I don't think he wrote the book with the hopes of selling a buttload of units, but rather because he wanted his son, and other kids, to read it. It's a happy accident that somehow he ended up selling a buttload of units. For every book he sells, he gives a copy away for free through the Awesome World Foundation.


> It makes me happy that people like this exist.

i find people like this extremely unnerving. this kind of oceanic "awesomeness" enthusiasm comes across as someone struggling to convince themselves that just the opposite isn't the case.


Do you have kids? The oceanic awesomeness of this book is no match for thhe boundless optimism and enthusiasm of my two-year old daughter or any child for that matter. I'm all for being a realist, but with children it pays off in spades to fill them up with hope, optimism, and fearlessness.


totally agree -- i have three: 6,5 and 1. The joy on a young one's face at the sight of a balloon ... or bubbles ... is simply mind boggling. If anything could make me that happy ... <sigh>. Kids come with hope, optimism, and fearlessness - its up to us not to ruin it.


I am a new father and totally agree. With parenthood comes plenty of new responsibilities that interfere with our ability to dream. Since children have far less responsibility and fear, they need to be the dreamers. Many recent college grads are too career focused or idealistic to start having big dreams, so you got to start 'em early.

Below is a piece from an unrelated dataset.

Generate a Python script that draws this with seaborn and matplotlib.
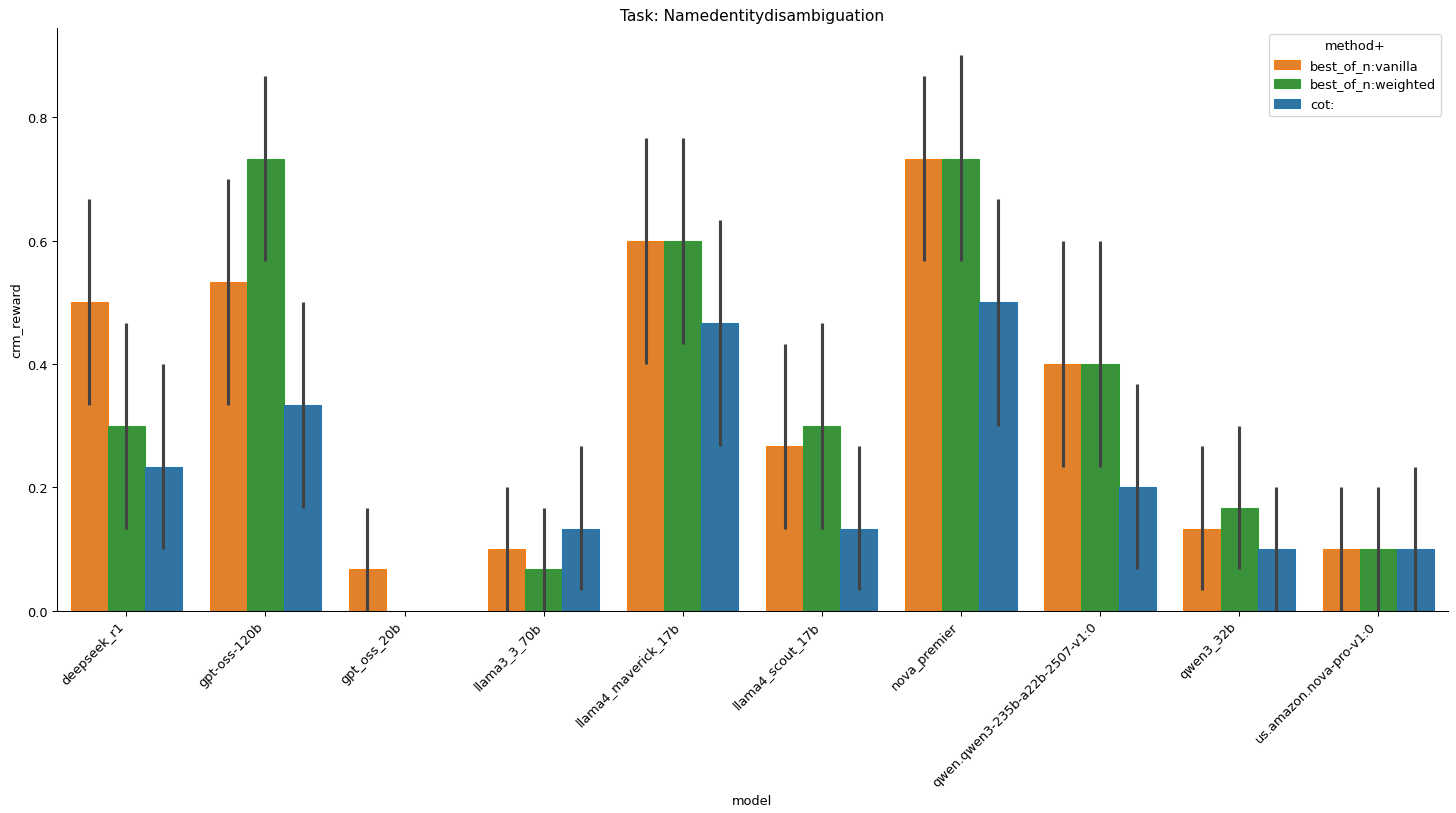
import matplotlib
matplotlib.use("Agg")
import matplotlib.pyplot as plt
import seaborn as sns
import pandas as pd
import numpy as np

# mean crm_reward and confidence interval per model / method
models = ["deepseek_r1", "gpt-oss-120b", "gpt_oss_20b", "llama3_3_70b",
          "llama4_maverick_17b", "llama4_scout_17b", "nova_premier",
          "qwen.qwen3-235b-a22b-2507-v1:0", "qwen3_32b", "us.amazon.nova-pro-v1:0"]
methods = ["best_of_n:vanilla", "best_of_n:weighted", "cot:"]

vanilla_mean = [0.500, 0.533, 0.067, 0.100, 0.600, 0.267, 0.733, 0.400, 0.133, 0.100]
vanilla_lo = [0.333, 0.333, 0.000, 0.000, 0.400, 0.133, 0.567, 0.233, 0.033, 0.000]
vanilla_hi = [0.667, 0.700, 0.167, 0.200, 0.767, 0.433, 0.867, 0.600, 0.267, 0.200]

weighted_mean = [0.300, 0.733, 0.000, 0.067, 0.600, 0.300, 0.733, 0.400, 0.167, 0.100]
weighted_lo = [0.133, 0.567, 0.000, 0.000, 0.433, 0.133, 0.567, 0.233, 0.067, 0.000]
weighted_hi = [0.467, 0.867, 0.000, 0.167, 0.767, 0.467, 0.900, 0.600, 0.300, 0.200]

cot_mean = [0.233, 0.333, 0.000, 0.133, 0.467, 0.133, 0.500, 0.200, 0.100, 0.100]
cot_lo = [0.100, 0.167, 0.000, 0.033, 0.267, 0.033, 0.300, 0.067, 0.000, 0.000]
cot_hi = [0.400, 0.500, 0.000, 0.267, 0.633, 0.267, 0.667, 0.367, 0.200, 0.233]

means = [vanilla_mean, weighted_mean, cot_mean]
lows = [vanilla_lo, weighted_lo, cot_lo]
highs = [vanilla_hi, weighted_hi, cot_hi]

rows = []
for m, mean in zip(methods, means):
    for model, v in zip(models, mean):
        rows.append({"model": model, "method+": m, "crm_reward": v})
df = pd.DataFrame(rows)

palette = {"best_of_n:vanilla": "tab:orange",
           "best_of_n:weighted": "tab:green",
           "cot:": "tab:blue"}

dpi = 93
fig, ax = plt.subplots(figsize=(1456 / dpi, 814 / dpi), dpi=dpi)
sns.barplot(data=df, x="model", y="crm_reward", hue="method+",
            hue_order=methods, order=models, palette=palette,
            errorbar=None, ax=ax)

# thin edge in the full colour, error bars at bar centres
for cont, m, lo, hi in zip(ax.containers, methods, lows, highs):
    for bar, l, h in zip(cont, lo, hi):
        bar.set_edgecolor(palette[m])
        bar.set_linewidth(0.8)
        if h <= l:
            continue
        xc = bar.get_x() + bar.get_width() / 2
        ax.plot([xc, xc], [l, h], color=".26", lw=2.4, solid_capstyle="butt", zorder=3)

ax.set_xlim(-0.5, len(models) - 0.5)
ax.set_ylim(0, 0.945)
ax.set_yticks([0.0, 0.2, 0.4, 0.6, 0.8])
ax.set_xticklabels(models, rotation=45, ha="right")
ax.set_title("Task: Namedentitydisambiguation")
sns.despine(ax=ax)
leg = ax.legend(title="method+", loc="upper right")
for hnd, m in zip(leg.legend_handles, methods):
    hnd.set_edgecolor(palette[m])
    hnd.set_linewidth(0.8)

fig.subplots_adjust(left=0.039, right=0.9943, top=0.9647, bottom=0.2485)
fig.savefig("out.png", dpi=dpi)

The opposite being what? That things aren't awesome? Sure, the world has troubles, people struggle, and the world also has majesty and joy - that's acknowledging what's around you. But how we approach the world, that's entirely in our hands. Who wouldn't want to unlock their boundless enthusiasm, energy, and creativity? Three cheers to anyone who can. Let them inspire the rest of us, for whom it doesn't come easily.


You might benefit from considering the stoic position on awesomeness. The logical conclusion of cynicism IS an embrace of the "oceanic awesomeness" in that you learn to appreciate all that is now because it will end/leave/die/fail. To disengage or lose hope because of this fact rather than to embrace and engage is a mistake.


Obviously the message is naive or delusional at face value (I would agree with you about a person that has this mentality wrt everthing) but it has a grain of truth—two, actually, that I can spot. I suspect the author realizes this.

Just as unnerving are adults that think it's too late for them to be taken with childlike wonder or enthusiasm, but there's no reason for that. It's a remarkable feat to convince yourself that the world is predictable and that some things are impossible. (Not saying that you're one of these people, but that extremes of both sides are bad.)